Questa straordinaria scultura coglie la mistica spagnola, canonizzata nel 1622, in un momento particolare della sua vita, descritto nel capitolo 29 della sua Autobiografia, ben noto a Gian Lorenzo. È come se Bernini – ci diceva nel 2017 il padre carmelitano Rocco Visca, rettore di S. Maria della Vittoria – avesse fatto propria quella cosa prima di trasformarla, pur con piccole differenze, in questo gruppo marmoreo. In una delle sue estasi s. Teresa vide un angelo che, con un dardo d’oro dalla punta di ferro infuocata, le trafiggeva il cuore più volte. In quel momento ella sentì gioia e dolore. Questo gruppo – continuava il sacerdote – ci presenta Teresa nella sua femminilità, sponsalità e umanità: la bellezza di un’anima innamorata di Dio, trafitta dall’amore, che vuol far conoscere agli altri la bellezza del suo Sposo celeste. Teresa era un’anima innamorata di Dio: questa ferita di amore è l’anticamera del matrimonio spirituale con Dio.

Il capolavoro berniniano offrì lo spunto al compositore Pietro Mascagni (Livorno 1863 - Roma 1945) per scrivere nel 1923 un pezzo per orchestra, Visione lirica (Guardando la S. Teresa del Bernini nella chiesa di S. Maria della Vittoria a Roma).

Commenta Mascagni: «In questi giorni di malessere e di abbattimento, ho avuto una visione sempre fissa: la visione di Santa Teresa, quella famosa e meravigliosa statua che è in Santa Maria della Vittoria, in piazza S. Bernardo. A Roma, nel mio studio ho il calco della testa di Santa Teresa, in gesso; e, nel riguardarlo, ho sempre avuto una grande impressione: lo scalpello del Bernini non riprodusse una Santa, ma creò un ideale misticismo, sacro e profano insieme, una dolcissima creatura, la cui espressione è nello stesso tempo ascetica e sensuale. In questi giorni ho avuto sempre dinanzi agli occhi quella testa divina; ed in quella visione ho composto un piccolo pezzo per orchestra, che ho intitolato: Guardando la Santa Teresa del Bernini. E la eseguirò all’Augusteum. È una semplice sensazione» (Mascagni ad Anna Lolli, 4 Gennaio 1923, in Epistolario, Vol. 2, Libreria Musicale Italiana, Lucca 1996, p. 101).
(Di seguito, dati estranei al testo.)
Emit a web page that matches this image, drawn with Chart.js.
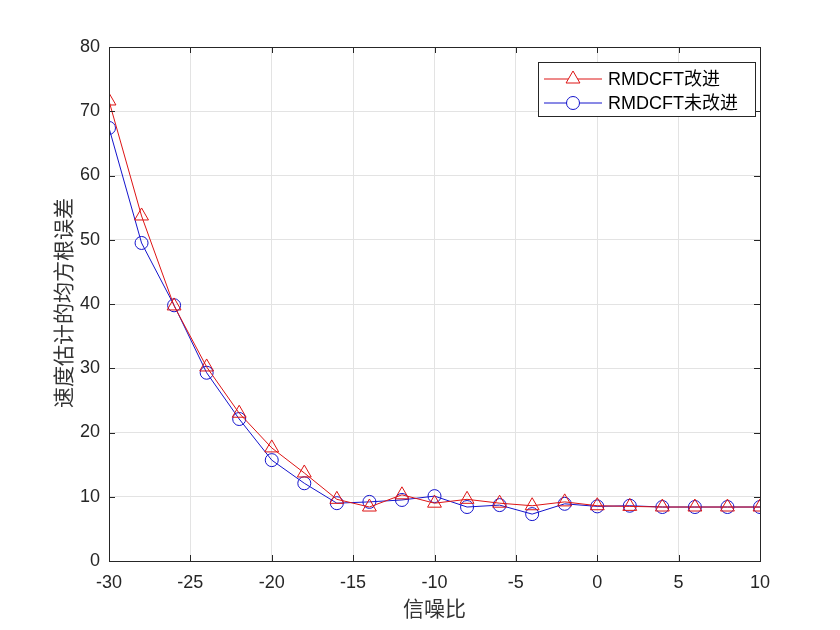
<!DOCTYPE html>
<html>
<head>
<meta charset="utf-8">
<script src="https://cdn.jsdelivr.net/npm/chart.js@4/dist/chart.umd.min.js"></script>
<style>
  html, body { margin: 0; padding: 0; background: #fff; }
  #wrap { width: 840px; height: 630px; }
</style>
</head>
<body>
<div id="wrap"><canvas id="chart" width="840" height="630"></canvas></div>
<script>
// 数据：信噪比 vs 速度估计均方根误差
const snr = [-30, -28, -26, -24, -22, -20, -18, -16, -14, -12, -10, -8, -6, -4, -2, 0, 2, 4, 6, 8, 10];
const improved = [71.6, 53.7, 39.7, 30.2, 23.0, 17.6, 13.7, 9.6, 8.4, 10.3, 9.0, 9.6, 9.0, 8.6, 9.2, 8.6, 8.5, 8.4, 8.4, 8.4, 8.4];
const original = [67.4, 49.5, 39.8, 29.3, 22.1, 15.7, 12.1, 9.0, 9.2, 9.5, 10.1, 8.4, 8.7, 7.3, 8.9, 8.5, 8.6, 8.4, 8.4, 8.4, 8.4];
const xTicks = [-30, -25, -20, -15, -10, -5, 0, 5, 10];
const yTicks = [0, 10, 20, 30, 40, 50, 60, 70, 80];
const labels = ['RMDCFT改进', 'RMDCFT未改进'];

const RED = '#dd1414';
const BLUE = '#1414cc';
const tickFont = { family: 'Liberation Sans, Arial, sans-serif', size: 18 };

// 坐标框、内向刻度、轴标题和图例
const matlabBox = {
  id: 'matlabBox',
  afterDraw(chart) {
    const { ctx, chartArea: a, scales: { x, y } } = chart;
    ctx.save();
    ctx.strokeStyle = '#262626';
    ctx.lineWidth = 1;
    ctx.strokeRect(a.left + 0.5, a.top + 0.5, a.right - a.left, a.bottom - a.top);
    ctx.beginPath();
    const tl = 6;
    xTicks.forEach(v => {
      const px = Math.round(x.getPixelForValue(v)) + 0.5;
      ctx.moveTo(px, a.bottom); ctx.lineTo(px, a.bottom - tl);
      ctx.moveTo(px, a.top); ctx.lineTo(px, a.top + tl);
    });
    yTicks.forEach(v => {
      const py = Math.round(y.getPixelForValue(v)) + 0.5;
      ctx.moveTo(a.left, py); ctx.lineTo(a.left + tl, py);
      ctx.moveTo(a.right, py); ctx.lineTo(a.right - tl, py);
    });
    ctx.stroke();

    // 轴标题
    ctx.fillStyle = '#333';
    ctx.font = '21px "Noto Sans CJK SC", sans-serif';
    ctx.textAlign = 'center';
    ctx.textBaseline = 'middle';
    ctx.fillText('信噪比', (a.left + a.right) / 2, 608);
    ctx.save();
    ctx.translate(63, 303);
    ctx.rotate(-Math.PI / 2);
    ctx.fillText('速度估计的均方根误差', 0, 0);
    ctx.restore();

    // 图例
    const lx = 538, ly = 62, lw = 217, lh = 54;
    ctx.fillStyle = '#fff';
    ctx.fillRect(lx, ly, lw, lh);
    ctx.strokeStyle = '#262626';
    ctx.strokeRect(lx + 0.5, ly + 0.5, lw, lh);
    ctx.font = '18px "Liberation Sans", "Noto Sans CJK SC", sans-serif';
    ctx.textAlign = 'left';
    chart.data.datasets.forEach((ds, i) => {
      const ry = 79 + i * 24;
      ctx.strokeStyle = ds.borderColor;
      ctx.lineWidth = 1;
      ctx.beginPath();
      ctx.moveTo(544, ry); ctx.lineTo(602, ry);
      ctx.stroke();
      ctx.fillStyle = '#fff';
      Chart.helpers.drawPoint(ctx, {
        pointStyle: ds.pointStyle, radius: ds.pointRadius, borderWidth: 1
      }, 573, ry);
      ctx.fillStyle = '#000';
      ctx.fillText(ds.label, 608, ry + 1);
    });
    ctx.restore();
  }
};

new Chart(document.getElementById('chart'), {
  type: 'line',
  data: {
    datasets: [
      {
        label: labels[0],
        data: snr.map((v, i) => ({ x: v, y: improved[i] })),
        borderColor: RED,
        borderWidth: 1,
        pointStyle: 'triangle',
        pointRadius: 8,
        pointBorderColor: RED,
        pointBackgroundColor: 'rgba(0,0,0,0)',
        pointBorderWidth: 1,
        tension: 0
      },
      {
        label: labels[1],
        data: snr.map((v, i) => ({ x: v, y: original[i] })),
        borderColor: BLUE,
        borderWidth: 1,
        pointStyle: 'circle',
        pointRadius: 6.5,
        pointBorderColor: BLUE,
        pointBackgroundColor: 'rgba(0,0,0,0)',
        pointBorderWidth: 1,
        tension: 0
      }
    ]
  },
  options: {
    responsive: false,
    animation: false,
    devicePixelRatio: 1,
    layout: { padding: { left: 0, right: 80, top: 47, bottom: 0 } },
    plugins: { legend: { display: false }, tooltip: { enabled: false } },
    scales: {
      x: {
        type: 'linear',
        min: -30, max: 10,
        afterFit(s) { s.height = 69; },
        afterBuildTicks(s) { s.ticks = xTicks.map(v => ({ value: v })); },
        grid: { color: '#e3e3e3', drawTicks: false },
        border: { display: false },
        ticks: { color: '#262626', font: tickFont, padding: 11, maxRotation: 0 }
      },
      y: {
        min: 0, max: 80,
        afterFit(s) { s.width = 109; },
        afterBuildTicks(s) { s.ticks = yTicks.map(v => ({ value: v })); },
        grid: { color: '#e3e3e3', drawTicks: false },
        border: { display: false },
        ticks: { color: '#262626', font: tickFont, padding: 9 }
      }
    }
  },
  plugins: [matlabBox]
});
</script>
</body>
</html>
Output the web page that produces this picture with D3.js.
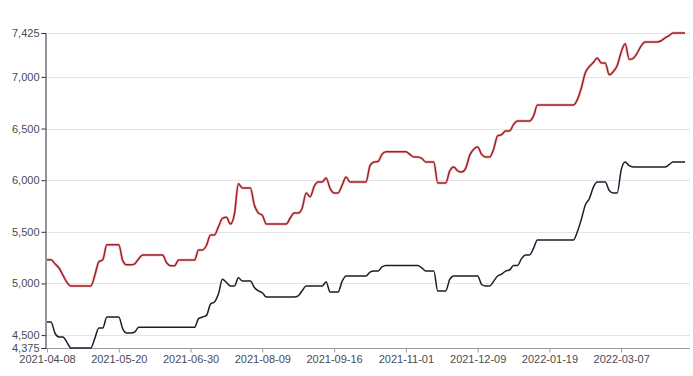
<html>
<head>
<meta charset="utf-8">
<title>price lines</title>
<script src="https://d3js.org/d3.v7.min.js"></script>
<style>
body { margin:0; background:#fff; }
svg { display:block; font-family:"Noto Sans", "DejaVu Sans", sans-serif; }
.grid line { stroke:#e3e3e8; stroke-width:1; }
.yaxis path, .yaxis line { stroke:#2a2a3a; }
.xaxis path, .xaxis line { stroke:#9a9aa4; }
.yaxis text, .xaxis text { fill:#4a4a55; font-size:11px; }
</style>
</head>
<body>
<svg width="693" height="376"></svg>
<script>

// x labels, one every 18 points
var xLabels = ["2021-04-08","2021-05-20","2021-06-30","2021-08-09","2021-09-16",
               "2021-11-01","2021-12-09","2022-01-19","2022-03-07"];
var labelEvery = 18;

var yTicks = [4375, 4500, 5000, 5500, 6000, 6500, 7000, 7425];

// upper (red) series
var redSeries = [
 5230,5230,5190,5150,5080,5010,4975,4975,4975,4975,
 4975,4975,5080,5210,5230,5375,5375,5375,5375,5220,
 5180,5180,5190,5240,5275,5275,5275,5275,5275,5275,
 5200,5172,5172,5227,5227,5227,5227,5227,5324,5324,
 5370,5470,5470,5550,5630,5640,5576,5670,5965,5924,
 5924,5924,5760,5682,5660,5576,5576,5576,5576,5576,
 5576,5634,5682,5682,5731,5876,5840,5940,5982,5982,
 6021,5920,5876,5876,5950,6031,5982,5982,5982,5982,
 5982,6140,6176,6180,6250,6275,6275,6275,6275,6275,
 6275,6250,6224,6224,6210,6176,6176,6176,5973,5973,
 5973,6090,6128,6090,6079,6115,6240,6300,6320,6250,
 6224,6224,6300,6428,6440,6476,6476,6540,6573,6573,
 6573,6573,6620,6728,6728,6728,6728,6728,6728,6728,
 6728,6728,6728,6780,6893,7040,7100,7140,7183,7135,
 7135,7020,7050,7110,7240,7320,7170,7180,7231,7300,
 7338,7338,7338,7338,7350,7377,7400,7425,7425,7425,
 7425
];

// lower (dark) series
var darkSeries = [
 4627,4627,4520,4482,4482,4430,4375,4375,4375,4375,
 4375,4375,4470,4569,4569,4675,4675,4675,4675,4560,
 4520,4520,4530,4575,4575,4575,4575,4575,4575,4575,
 4575,4575,4575,4575,4575,4575,4575,4575,4660,4675,
 4690,4800,4820,4900,5040,5010,4975,4975,5055,5024,
 5024,5024,4960,4927,4910,4869,4869,4869,4869,4869,
 4869,4869,4869,4880,4930,4975,4975,4975,4975,4975,
 5014,4917,4917,4917,5020,5072,5072,5072,5072,5072,
 5072,5110,5120,5120,5160,5175,5175,5175,5175,5175,
 5175,5175,5175,5175,5150,5120,5120,5120,4927,4927,
 4927,5040,5072,5072,5072,5072,5072,5072,5072,4990,
 4975,4975,5020,5072,5090,5120,5130,5175,5175,5240,
 5276,5276,5340,5421,5421,5421,5421,5421,5421,5421,
 5421,5421,5421,5500,5620,5760,5820,5930,5982,5982,
 5982,5900,5876,5876,6100,6176,6140,6128,6128,6128,
 6128,6128,6128,6128,6128,6128,6150,6176,6176,6176,
 6176
];

var svg = d3.select("svg");
var plotL = 45, plotR = 685, plotT = 33, plotB = 348;

var x = d3.scaleLinear().domain([0, redSeries.length - 1]).range([plotL + 2, plotR]);
var y = d3.scaleLinear().domain([4375, 7425]).range([plotB, plotT]);

// grid
svg.append("g").attr("class", "grid")
  .selectAll("line")
  .data(yTicks.filter(function(d) { return d !== 4375; }))
  .enter().append("line")
  .attr("x1", plotL).attr("x2", 690)
  .attr("y1", function(d) { return Math.round(y(d)) + 0.5; })
  .attr("y2", function(d) { return Math.round(y(d)) + 0.5; });

// x axis
var xTickIdx = xLabels.map(function(d, i) { return i * labelEvery; });
var xAxis = d3.axisBottom(x)
  .tickValues(xTickIdx)
  .tickSize(4)
  .tickPadding(3)
  .tickFormat(function(d) { return xLabels[d / labelEvery]; });
var gx = svg.append("g").attr("class", "xaxis")
  .attr("transform", "translate(0," + (plotB + 0.5) + ")")
  .call(xAxis);
gx.select(".domain").attr("d", "M" + plotL + ",0H690");

// y axis
var yAxis = d3.axisLeft(y)
  .tickValues(yTicks)
  .tickSize(4)
  .tickPadding(2)
  .tickFormat(d3.format(","));
svg.append("g").attr("class", "yaxis")
  .attr("transform", "translate(" + (plotL + 0.5) + ",0)")
  .call(yAxis);

// lines
var line = d3.line()
  .x(function(d, i) { return x(i); })
  .y(function(d) { return y(d); })
  .curve(d3.curveMonotoneX);

svg.append("path").datum(redSeries)
  .attr("fill", "none")
  .attr("stroke", "#e8a0a0")
  .attr("stroke-opacity", 0.5)
  .attr("stroke-width", 3)
  .attr("d", line);
svg.append("path").datum(redSeries)
  .attr("fill", "none")
  .attr("stroke", "#9e1f24")
  .attr("stroke-width", 1.5)
  .attr("d", line);

svg.append("path").datum(darkSeries)
  .attr("fill", "none")
  .attr("stroke", "#1b1d2c")
  .attr("stroke-width", 1.5)
  .attr("d", line);

</script>
</body>
</html>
Questa partitura, proposta in concerto il 14 gennaio 1923 all’Augusteo, l’auditorium romano capace di 3.500 posti, dall’Orchestra dell’Accademia di Santa Cecilia diretta dal compositore, è concepita per il seguente organico orchestrale: 3 flauti, ottavino, 2 oboi, corno inglese, 2 clarinetti, clarinetto basso, 2 fagotti, 4 corni, 3 trombe, 3 tromboni, timpani, percussioni, celesta, arpa, organo e archi. Ne risultano quasi cinque minuti di musica di tipo contemplativo che scorre con serenità interiore e aderisce pienamente al soggetto.

Chissà che anche noi post-moderni, ammirando il capolavoro del cavalier Bernini e ascoltando la musica di Mascagni, non possiamo dichiarare «havere il Cavaliere in quel gruppo superato se stesso, vinta l’arte, con Oggetto raro di maraviglia» (D. Bernini, ibidem, p. 84)!